El año sabático tiene una larga raigambre de índole religiosa y práctica en el pueblo judío. Esa antigua costumbre servía para dar mayor gloria a Dios a través del cumplimiento del precepto del descanso, pero también pragmáticamente servía para no agotar las tierras y para redimir antiguas deudas en un gesto de longanimidad.
En el mundo académico el año sabático constituye también una rancia tradición que permite a los catedráticos que disfrutan de esa canonjía en las universidades que mantienen este beneficio, dedicar todo un curso escolar después de cada nueve o diez años de trabajo continuo en las aulas, exclusivamente a la investigación, inclusive acudiendo a otra universidad o a otro país, para aprovechar ese “descansar haciendo adobes” en un enriquecimiento científico distinto al que la rutina del trabajo diario puede traer consigo.
Hoy en día se ha puesto sin embargo de moda un tercer concepto de año sabático: Es el que invocan muchachitos y jovencitas que saliendo de la preparatoria deciden retrasar un año su ingreso a la universidad, aduciendo un sinfín de justificaciones: “Para aprender inglés, francés o italiano” (para irme a Estados Unidos, Canadá, Irlanda o Gran Bretaña; Francia o Italia), por supuesto que no se les ocurre aducir el aprendizaje del chino mandarín o del castellano sin faltas de ortografía.
“Para hacer cursos en Florencia de historia del arte”: cuando la criatura nunca en su vida ha abierto siquiera un libro sobre alguna expresión artística.
“A trabajar en el extranjero para hacerme de un capitalito y perfeccionar mi inglés”: El trabajo recurrente es el de meseros para los muchachos y “baby sitters” para las jovencitas, en otras palabras: niñeras o nanas (hace tiempo se les hubiera llamado pomposamente: institutrices) que cuidan a un par de niños de familias acomodadas en Estados Unidos o Canadá durante las dos o tres horas que median entre que salen del colegio y llegan sus padres del trabajo.

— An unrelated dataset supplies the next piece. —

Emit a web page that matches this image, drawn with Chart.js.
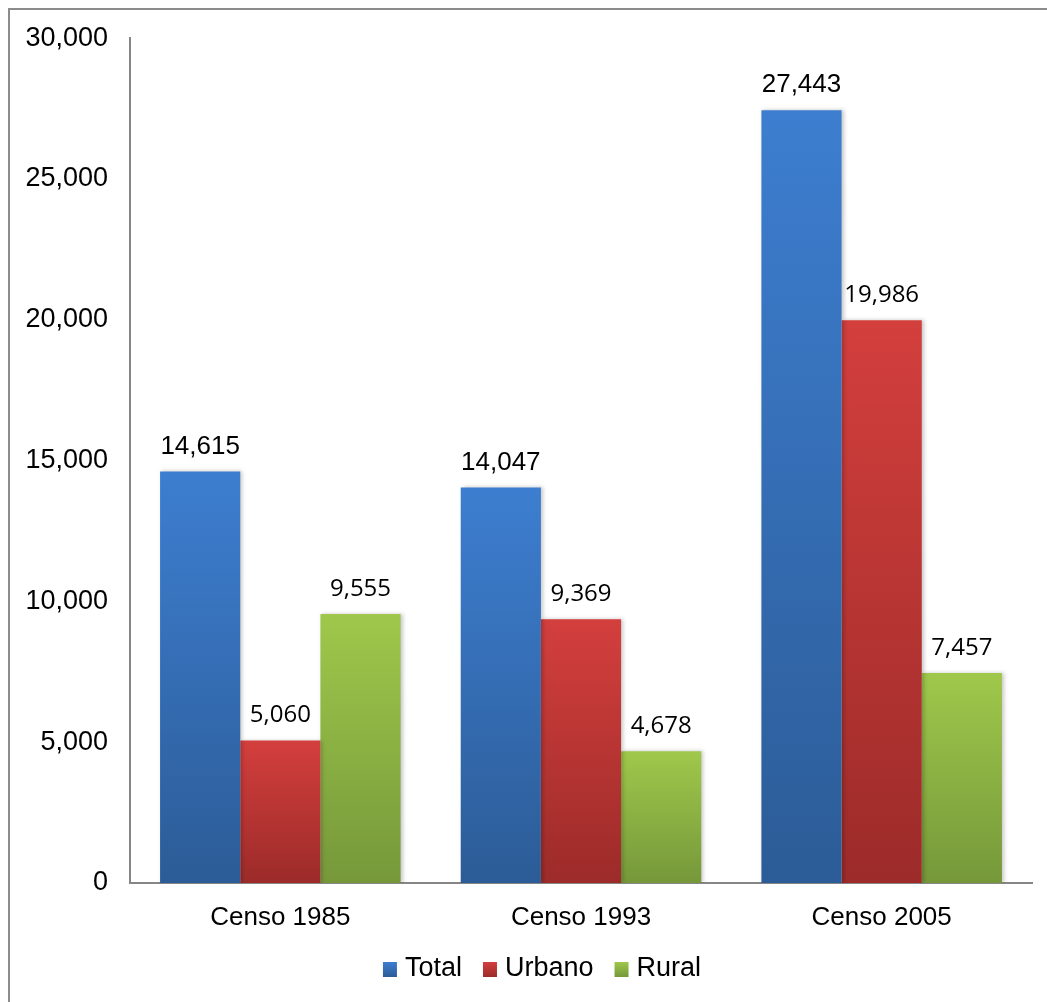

A nadie se le ocurre ir a descargar arenque a Alaska o a la pizca de fresa a Wisconsin.
“A dedicarme un año a atender pobres” en Chile o en Portugal, cuando los tenemos más cercanos en las propias periferias de las grandes ciudades de nuestro país.
En fin que razonadas sin razones para tomarse un año al término de la “graduación” de la preparatoria existen para todos los gustos, el problema es que aún estando la familia en posibilidades económicas de cumplirle al joven esa posibilidad de “conocer mundo”, los que nos dedicamos a la enseñanza en los niveles universitarios constatamos unos efectos perniciosos a esta moda que en muchos ambientes se ha venido imponiendo en los años recientes.
El principal de ellos consiste en la pérdida de los muchos o pocos hábitos de estudio que se pudieran haber desarrollado en secundaria y preparatoria: Un año en el extranjero sin una disciplina formal de estudios a esa edad, provoca en el muchacho que sí regresa a las aulas universitarias le cueste significativamente en los primeros meses de su ingreso a la universidad volver a adquirir el ritmo de estudios necesarios para salir avante.
Y eso los que regresan a estudiar: Mi experiencia profesional señala que más de la mitad de los que incluso dejan pagada la inscripción para un curso subsecuente ya no regresan a estudiar aduciendo los más variados motivos.